The story of faith healing on pain of death (which isn’t in the linked video) does not give me pause even if he really was in that situation. Faith healers are extraordinarily effective in a way; while there’s no sign of any real healing, the sheer faith they generate is incredible. After a concert-scale faith healing by Oral Roberts or Benny Hinn, the genuinely sick and desperate people in the audience will go away unhealed, brokenhearted (or just plain broke) but convinced that a few people up the front received miracles. If Americans, Britons and Australians can be taken in by these performances, why should the Bangladeshi be any different? The ones with the guns just had to think someone was healed.

It’s worth pointing out to whoever pointed you to Javid’s story that Javid himself doesn’t expect anyone to be directly converted by his testimony. (Here’s the moment in Part 2 when he says just that. He challenges people to pray instead.) It’s funny, in light of this, that It’s a New Day had him on for this very purpose. (Hear the hosts talk about it in the promo.) Just spreading the Word doesn’t make it stick.

8 thoughts on “Tackling Testimony”

  1. From Peace via email:
    You can doubt Afshins’ testimony from now till the end of the world, the truth is clear. And deep within your soul it is lying there. His testimony is cystal clear he did not make it up. You don’t have to believe him. But he gave you a challenge why don’t you gather yourself together and ask Jesus to reveal the truth about him to you. If you ask in humilty and sincere search for truth surely you will find that Jesus is the Living God. You will simply be ignored if you are not sincere because the food of angels cannot be given to dogs.

  2. Notice how it’s always the atheist’s fault that God doesn’t speak up in challenges like this?

    I’ve answered similar challenges several times before, and I prayed for roughly the same thing back when I believed. After I watched Javid’s video for the first time, I actually did exactly what he said and prayed his prayer with as much sincerity as I could muster. Nothing.

    It’s a flawed approach to finding God, because just how sincere can you be when you’re talking to someone you don’t think is there? The best you can do is act. If you have to convince yourself that there’s a god before the prayer will work, firstly the prayer is superfluous and secondly you’re also liable to convince yourself that you hear something.

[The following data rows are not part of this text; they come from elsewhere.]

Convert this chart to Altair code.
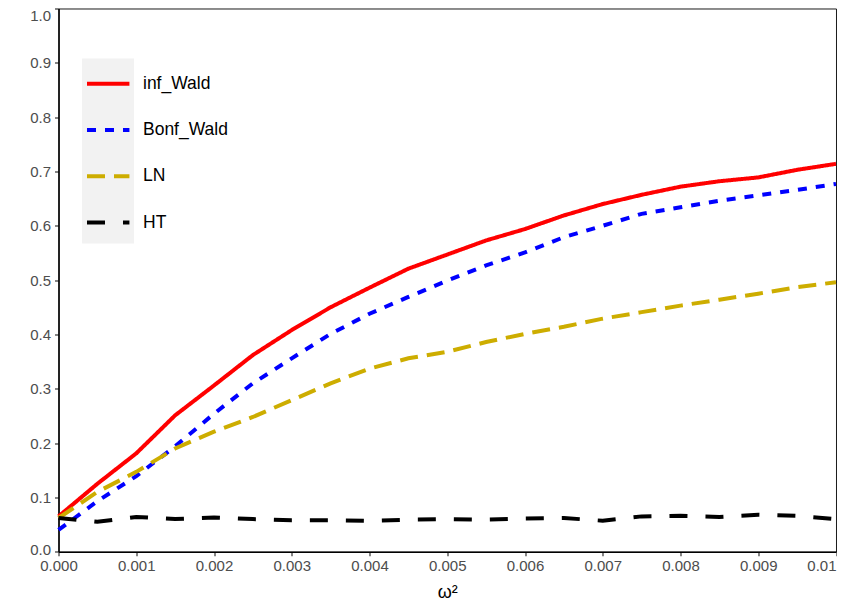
import altair as alt
import pandas as pd

# x grid (omega^2)
omega2 = [0.0, 0.0005, 0.001, 0.0015, 0.002, 0.0025, 0.003, 0.0035, 0.004, 0.0045,
          0.005, 0.0055, 0.006, 0.0065, 0.007, 0.0075, 0.008, 0.0085, 0.009, 0.0095, 0.01]

inf_wald = [0.065, 0.125, 0.181, 0.251, 0.306, 0.362, 0.408, 0.450, 0.486, 0.521, 0.547,
            0.573, 0.594, 0.619, 0.640, 0.657, 0.672, 0.682, 0.689, 0.703, 0.714]
bonf_wald = [0.040, 0.093, 0.139, 0.194, 0.254, 0.310, 0.356, 0.401, 0.438, 0.469, 0.499,
             0.527, 0.551, 0.579, 0.600, 0.622, 0.634, 0.646, 0.656, 0.666, 0.677]
ln = [0.062, 0.110, 0.147, 0.190, 0.221, 0.248, 0.279, 0.310, 0.337, 0.356, 0.368,
      0.386, 0.401, 0.414, 0.429, 0.441, 0.453, 0.464, 0.475, 0.487, 0.496]
ht = [0.062, 0.055, 0.064, 0.060, 0.063, 0.060, 0.058, 0.058, 0.057, 0.059, 0.060,
      0.059, 0.061, 0.062, 0.057, 0.065, 0.066, 0.064, 0.068, 0.066, 0.060]

methods = ["inf_Wald", "Bonf_Wald", "LN", "HT"]
colors = ["#FF0000", "#0000FF", "#CDAD00", "#000000"]
dashes = [[1, 0], [9, 9], [18, 9], [18, 18]]

x_ticks = [0.0, 0.001, 0.002, 0.003, 0.004, 0.005, 0.006, 0.007, 0.008, 0.009, 0.01]
y_ticks = [0.0, 0.1, 0.2, 0.3, 0.4, 0.5, 0.6, 0.7, 0.8, 0.9, 1.0]

rows = []
for name, vals in zip(methods, [inf_wald, bonf_wald, ln, ht]):
    for xv, yv in zip(omega2, vals):
        rows.append({"omega2": xv, "power": yv, "method": name})
df = pd.DataFrame(rows)

FONT = "Liberation Sans"

leg = alt.Legend(
    title=None, orient="none", legendX=26.2, legendY=51.7,
    symbolType="stroke", symbolSize=1800, symbolStrokeWidth=4,
    labelFontSize=17.5, labelFont=FONT, labelColor="black",
    labelOffset=11.3, rowPadding=14.3, padding=0,
)

key_bg = alt.Chart(pd.DataFrame({"k": [0]})).mark_rect(color="#F2F2F2").encode(
    x=alt.value(23.5), x2=alt.value(75.5), y=alt.value(50), y2=alt.value(235)
)

lines = alt.Chart(df).mark_line(strokeWidth=4).encode(
    x=alt.X(
        "omega2:Q",
        scale=alt.Scale(domain=[0, 0.01], nice=False, zero=True),
        axis=alt.Axis(
            values=x_ticks,
            labelExpr="datum.value > 0.0099 ? '0.01' : format(datum.value, '.3f')",
            labelAlign={"condition": {"test": "datum.value > 0.0099", "value": "right"},
                        "value": "center"},
            title="ω²", titleFont=FONT, titleFontSize=18, titleFontWeight="normal",
            titleColor="black", titlePadding=10, labelPadding=3, labelFlush=False,
        ),
    ),
    y=alt.Y(
        "power:Q",
        scale=alt.Scale(domain=[0, 1], nice=False),
        axis=alt.Axis(
            values=y_ticks, format=".1f", title=None, labelPadding=4, labelFlush=False,
            labelBaseline={"condition": {"test": "datum.value > 0.95", "value": "top"},
                           "value": "middle"},
            labelOffset={"condition": {"test": "datum.value < 0.05", "value": -2.5},
                         "value": 0},
        ),
    ),
    color=alt.Color("method:N", scale=alt.Scale(domain=methods, range=colors), legend=leg),
    strokeDash=alt.StrokeDash("method:N", scale=alt.Scale(domain=methods, range=dashes), legend=leg),
)

chart = alt.layer(key_bg, lines).properties(
    width=777.5, height=543.2,
    autosize=alt.AutoSizeParams(type="none"),
    padding={"left": 50.5, "top": 0.5, "right": 1, "bottom": 50},
).configure_view(
    stroke="#1a1a1a", strokeWidth=1
).configure_axis(
    grid=False, domainColor="black", domainWidth=1.5,
    tickColor="#333333", tickSize=4, tickWidth=1.2,
    labelColor="#4D4D4D", labelFont=FONT, labelFontSize=15,
)

chart.save("out.html", embed_options={"renderer": "svg", "actions": False})
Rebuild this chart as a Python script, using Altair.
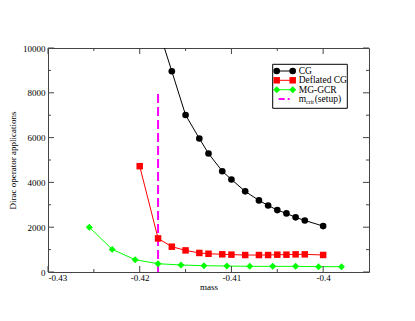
import altair as alt
import pandas as pd

# ---- data ----
cg_mass = [-0.418, -0.4165, -0.415, -0.4135, -0.4125, -0.411, -0.410, -0.4085,
           -0.407, -0.406, -0.405, -0.404, -0.403, -0.402, -0.400]
cg_val = [10900, 8960, 7010, 5960, 5290, 4500, 4130, 3600, 3195, 2970, 2765,
          2615, 2440, 2300, 2050]

dcg_mass = [-0.420, -0.418, -0.4165, -0.415, -0.4135, -0.4125, -0.411, -0.410,
            -0.4085, -0.407, -0.406, -0.405, -0.404, -0.403, -0.402, -0.400]
dcg_val = [4725, 1500, 1130, 965, 850, 815, 790, 775, 758, 758, 758, 773, 773,
           788, 788, 760]

mg_mass = [-0.4255, -0.423, -0.4205, -0.418, -0.4155, -0.413, -0.4105, -0.408,
           -0.4055, -0.403, -0.4005, -0.398]
mg_val = [2000, 1010, 550, 370, 312, 282, 267, 253, 253, 253, 238, 238]

mcrit_mass = [-0.418]
mcrit_top = [8000]

x_major = [-0.43, -0.42, -0.41, -0.40]
x_minor = [-0.425, -0.415, -0.405]
y_major = [0, 2000, 4000, 6000, 8000, 10000]
y_minor = [1000, 3000, 5000, 7000, 9000]

legend_labels = ["CG", "Deflated CG", "MG-GCR"]

W, H = 321, 224
FONT = "Liberation Serif"
FS = 9
FRAME = "#444444"

xs = alt.Scale(domain=[-0.43, -0.395], nice=False, zero=False)
ys = alt.Scale(domain=[0, 10000], nice=False)

cg = pd.DataFrame({"mass": cg_mass, "val": cg_val})
dcg = pd.DataFrame({"mass": dcg_mass, "val": dcg_val})
mg = pd.DataFrame({"mass": mg_mass, "val": mg_val})
mc = pd.DataFrame({"mass": mcrit_mass, "val": [0], "top": mcrit_top})

axis_style = dict(labelFont=FONT, titleFont=FONT, labelFontSize=FS, titleFontSize=FS,
                  labelColor="black", titleColor="black", titleFontWeight="normal",
                  ticks=False, tickSize=0, grid=False, domain=False)

base_x = alt.X("mass:Q", scale=xs,
               axis=alt.Axis(values=x_major, title="mass", labelPadding=1,
                             titleY=17, titleBaseline="alphabetic",
                             labelExpr="'-' + format(abs(datum.value), '.2~f')",
                             **axis_style))
base_y = alt.Y("val:Q", scale=ys,
               axis=alt.Axis(values=y_major, title="Dirac operator applications",
                             labelPadding=3, titlePadding=5, format="d",
                             **axis_style))

axes = alt.Chart(cg).mark_point(opacity=0).encode(x=base_x, y=base_y)

def series(df, color, shape, size):
    line = alt.Chart(df).mark_line(color=color, strokeWidth=1, clip=True).encode(
        x=alt.X("mass:Q", scale=xs), y=alt.Y("val:Q", scale=ys))
    pts = alt.Chart(df).mark_point(color=color, fill=color, filled=True, shape=shape,
                                   size=size, opacity=1, clip=True).encode(
        x=alt.X("mass:Q", scale=xs), y=alt.Y("val:Q", scale=ys))
    return line + pts

mcrit = alt.Chart(mc).mark_rule(color="#ff00ff", strokeWidth=2,
                                strokeDash=[9, 4]).encode(
    x=alt.X("mass:Q", scale=xs), y=alt.Y("val:Q", scale=ys), y2="top:Q")

def ticks(vals, axis, length):
    df = pd.DataFrame({"v": vals})
    out = []
    if axis == "x":
        enc_x = alt.X("v:Q", scale=xs)
        out.append(alt.Chart(df).mark_rule(color=FRAME, strokeWidth=1).encode(
            x=enc_x, y=alt.value(H), y2=alt.value(H - length)))
        out.append(alt.Chart(df).mark_rule(color=FRAME, strokeWidth=1).encode(
            x=enc_x, y=alt.value(0), y2=alt.value(length)))
    else:
        enc_y = alt.Y("v:Q", scale=ys)
        out.append(alt.Chart(df).mark_rule(color=FRAME, strokeWidth=1).encode(
            y=enc_y, x=alt.value(0), x2=alt.value(length)))
        out.append(alt.Chart(df).mark_rule(color=FRAME, strokeWidth=1).encode(
            y=enc_y, x=alt.value(W), x2=alt.value(W - length)))
    return out

tick_layers = (ticks(x_major, "x", 6) + ticks(x_minor, "x", 3) +
               ticks(y_major, "y", 6) + ticks(y_minor, "y", 3))

# ---- manual legend ----
one = pd.DataFrame({"a": [0]})
LX0, LX1, LY0, LY1 = 224.7, 299.3, 16.3, 60.3
rows = [23.0, 32.3, 41.7, 51.0]
sx0, sx1, tx = 228.7, 244.7, 250.7

CS, SS, DS = 44, 42, 48

leg = [alt.Chart(one).mark_rect(fill="white", stroke="black", strokeWidth=1).encode(
    x=alt.value(LX0), x2=alt.value(LX1), y=alt.value(LY0), y2=alt.value(LY1))]
specs = [("black", "circle", CS), ("#ff0000", "square", SS), ("#00ff00", "diamond", DS)]
for (col, shp, sz), lab, ry in zip(specs, legend_labels, rows):
    leg.append(alt.Chart(one).mark_rule(color=col, strokeWidth=1).encode(
        x=alt.value(sx0), x2=alt.value(sx1), y=alt.value(ry)))
    for px in (sx0, sx1):
        leg.append(alt.Chart(one).mark_point(color=col, fill=col, filled=True,
                                             shape=shp, size=sz, opacity=1).encode(
            x=alt.value(px), y=alt.value(ry)))
    leg.append(alt.Chart(one).mark_text(text=lab, font=FONT, fontSize=9.5, align="left",
                                        baseline="middle", color="black").encode(
        x=alt.value(tx), y=alt.value(ry)))
ry = rows[3]
leg.append(alt.Chart(one).mark_rule(color="#ff00ff", strokeWidth=2,
                                    strokeDash=[6, 3, 2, 3]).encode(
    x=alt.value(230.7), x2=alt.value(242.7), y=alt.value(ry)))
leg.append(alt.Chart(one).mark_text(text="m", font=FONT, fontSize=9.5, align="left",
                                    baseline="middle", color="black").encode(
    x=alt.value(tx), y=alt.value(ry)))
leg.append(alt.Chart(one).mark_text(text="crit", font=FONT, fontSize=6, align="left",
                                    baseline="middle", color="black").encode(
    x=alt.value(258.0), y=alt.value(ry + 3)))
leg.append(alt.Chart(one).mark_text(text="(setup)", font=FONT, fontSize=9.5, align="left",
                                    baseline="middle", color="black").encode(
    x=alt.value(266.7), y=alt.value(ry)))

chart = alt.layer(
    axes,
    mcrit,
    series(mg, "#00ff00", "diamond", DS),
    series(dcg, "#ff0000", "square", SS),
    series(cg, "black", "circle", CS),
    *tick_layers,
    *leg,
).properties(
    width=W, height=H,
    background="white",
    autosize=alt.AutoSizeParams(type="none"),
    padding={"left": 40, "top": 40, "right": 38, "bottom": 40},
).configure_view(stroke=FRAME, strokeWidth=1)

chart.save("out.html", embed_options={"renderer": "svg", "actions": False})
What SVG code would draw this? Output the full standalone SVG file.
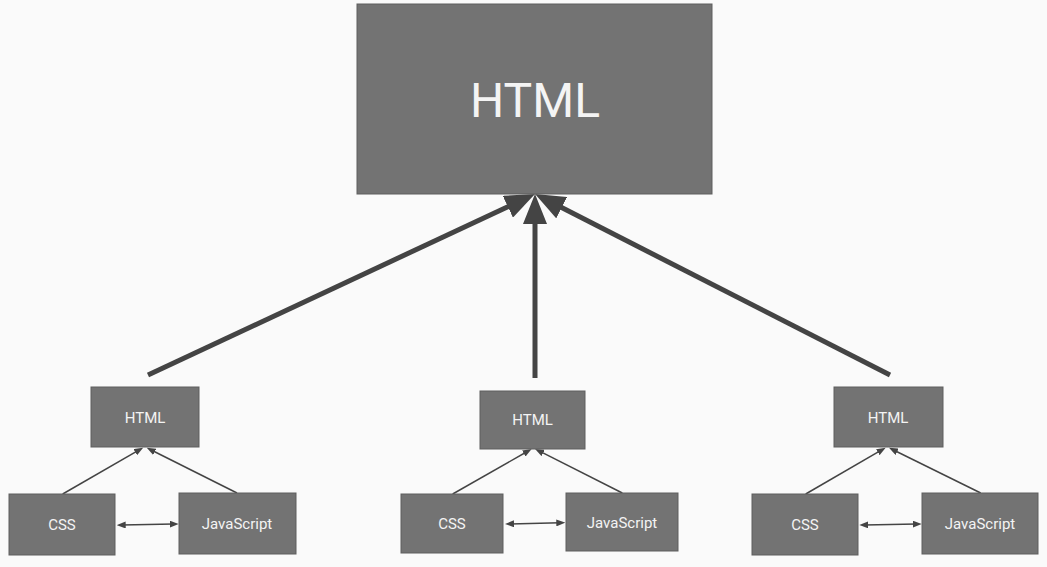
<svg xmlns="http://www.w3.org/2000/svg" width="1047" height="567" viewBox="0 0 1047 567">
<style>
.node{fill:#737373;stroke:#5e5e5e;stroke-width:1}
.lbl{font-family:Roboto,"Liberation Sans",sans-serif;fill:#f4f4f4;text-anchor:middle}
.sm{font-size:15px}
.big{stroke:#444;stroke-width:5;fill:none}
.small{stroke:#444;stroke-width:1.5;fill:none}
</style>
<defs>
<marker id="bigHead" markerUnits="userSpaceOnUse" markerWidth="30" markerHeight="24" refX="10" refY="12" orient="auto">
<path d="M0,0 L30,12 L0,24 z" fill="#444"/>
</marker>
<marker id="smallHead" markerUnits="userSpaceOnUse" markerWidth="9" markerHeight="7" refX="4" refY="3.5" orient="auto-start-reverse">
<path d="M0,0 L9,3.5 L0,7 z" fill="#444"/>
</marker>
</defs>
<rect width="1047" height="567" fill="#fafafa"/>
<g id="connectors">
<line class="big" x1="148" y1="375" x2="516.9" y2="202.5" marker-end="url(#bigHead)"/>
<line class="big" x1="535" y1="378" x2="535" y2="214" marker-end="url(#bigHead)"/>
<line class="big" x1="890" y1="375" x2="552.8" y2="203.1" marker-end="url(#bigHead)"/>
<line class="small" x1="62.7" y1="494" x2="138.8" y2="450.2" marker-end="url(#smallHead)"/>
<line class="small" x1="237" y1="493" x2="151.2" y2="450" marker-end="url(#smallHead)"/>
<line class="small" x1="121.7" y1="525" x2="173.7" y2="524" marker-start="url(#smallHead)" marker-end="url(#smallHead)"/>
<line class="small" x1="452.7" y1="494" x2="527.3" y2="451.5" marker-end="url(#smallHead)"/>
<line class="small" x1="622.3" y1="493" x2="539.5" y2="451.2" marker-end="url(#smallHead)"/>
<line class="small" x1="510" y1="523.9" x2="560.3" y2="522.8" marker-start="url(#smallHead)" marker-end="url(#smallHead)"/>
<line class="small" x1="805.7" y1="494" x2="881.3" y2="450.2" marker-end="url(#smallHead)"/>
<line class="small" x1="980.7" y1="493" x2="893.5" y2="450" marker-end="url(#smallHead)"/>
<line class="small" x1="864.3" y1="525" x2="916.7" y2="524" marker-start="url(#smallHead)" marker-end="url(#smallHead)"/>
</g>
<g id="html-main">
<rect class="node" x="357" y="4" width="355" height="190"/>
<text class="lbl" x="535" y="117" font-size="48">HTML</text>
</g>
<g id="html-1">
<rect class="node" x="91" y="387" width="108" height="60"/>
<text class="lbl sm" x="145" y="423">HTML</text>
</g>
<g id="css-1">
<rect class="node" x="9" y="494" width="106" height="61"/>
<text class="lbl sm" x="62" y="530">CSS</text>
</g>
<g id="js-1">
<rect class="node" x="179" y="493" width="117" height="61"/>
<text class="lbl sm" x="237" y="529">JavaScript</text>
</g>
<g id="html-2">
<rect class="node" x="480" y="391" width="105" height="58"/>
<text class="lbl sm" x="532.5" y="425">HTML</text>
</g>
<g id="css-2">
<rect class="node" x="401" y="494" width="102" height="59"/>
<text class="lbl sm" x="452" y="529">CSS</text>
</g>
<g id="js-2">
<rect class="node" x="566" y="493" width="112" height="58"/>
<text class="lbl sm" x="622" y="528">JavaScript</text>
</g>
<g id="html-3">
<rect class="node" x="834" y="387" width="109" height="60"/>
<text class="lbl sm" x="888" y="423">HTML</text>
</g>
<g id="css-3">
<rect class="node" x="752" y="494" width="106" height="61"/>
<text class="lbl sm" x="805" y="530">CSS</text>
</g>
<g id="js-3">
<rect class="node" x="922" y="493" width="116" height="61"/>
<text class="lbl sm" x="980" y="529">JavaScript</text>
</g>
</svg>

  3. Those who know Afshin Javid personally (ie Christians in Vancouver Canada) can tell you that he was terminated by, and excommunicated from his church for grossly immoral misconduct of the manner one typically expects of the televangelist types. He was also stripped of his ordination. This brings me to my point, when it comes to matters metaphysical, we cannot necessarily cite the testimony of others and the experiences of others as our proof-text for our position. As to which aspects of Afshin’s spiritual testimony are true or concocted, it is now (based on the resoundingly-negative testimony of his personal conduct) entirely unclear. One thing is for sure, if the written testimony of Jesus Christ is true, then He hardly needs the testimony of converts from any faith to back Him up. When it comes to God, He can speak for Himself – and He does. But I acknowledge asktheatheits’s point that sometimes the answer to the question he is asked seems to be dead-silence. I am afraid the same is true for Christians who ask – sometimes they hear silence – sometimes they do not. But the strongest evidence that one will ever experience of God is that which is revealed to that individual him or herself. Therefore, it behooves anyone who wants to know why we are here to ask the question of God for their own self.

    Certainly, Afshin’s aside, there are an enormous number of testimonies of conversion from Islam to Christianity and, given the substantial personal disincentive that people have for making such a switch, it would seem that they *do* believe what they are saying. I personally know about 9 individuals who have converted to Jesus Christ after a supernatural experience of Jesus Christ by way of dream, awake vision, near death experience or what-have-you. You can see lots on a the “muslim journey to hope” website. Incidentally, they are the ones who made the video you linked to on youtube above and they have removed the original from their website on account of the scandal.

  4. May God have mercy on you for you know not what you are saying. You say you are etheist but you breathe in fresh air, it means that you don’t even know who you are.
    Heaven is real and hell is real too. If you die today where will you go heaven or hell? think about it.

  5. Niki, would you care to elaborate on the idea that the fact that I breathe somehow affects my sense of identity? I’m really not sure what you’re referring to.

  6. I just heard about this mess after I watched Afshin’s testimony, something led me to Google Vancouver Christian Fellowship. And I saw the news! Wow! I was floored. However, it did not make me doubt his visions and testimony one bit. For I myself have had some far out matrix experiences with God and then fell into TERRIBLE sin. God chastized me over time proving his love to me. When stuff like that happens to you it is easy to think you are special and be lifted up with pride. It happened to me and if I could go back and make different choices, I would. I will pray for Afshin even if I do not know him personally. My hope is that he will be able to remain a Christian because God is real and WILL scourge the children he loves like the Hebrew writer has said (Hebrews 12:5-11).

  7. I found the discussion interesting, and there is lost of respect between the different feedback!
    I can understand the person who has supernatural encounter, who can still make mistakes because we are humans, and are far from being perfect.
    I am a scientific person, all my life was spent in testing, calculating, and examining what happen around me with extreme logic. I had, too, an experience of the presence of the loving God, the one, that statistically do not leave you any chance of doubt, and in spite of all that I still do mistakes but I always try to improve, guided by a deep believe that The Loving God loves every body what ever he is, and what he have done; did not he came for the sinners like me?

  8. Well, that’s the big question, isn’t it Wolfs? You’re apparently convinced beyond doubt, but how do you then convince anyone else that it’s true?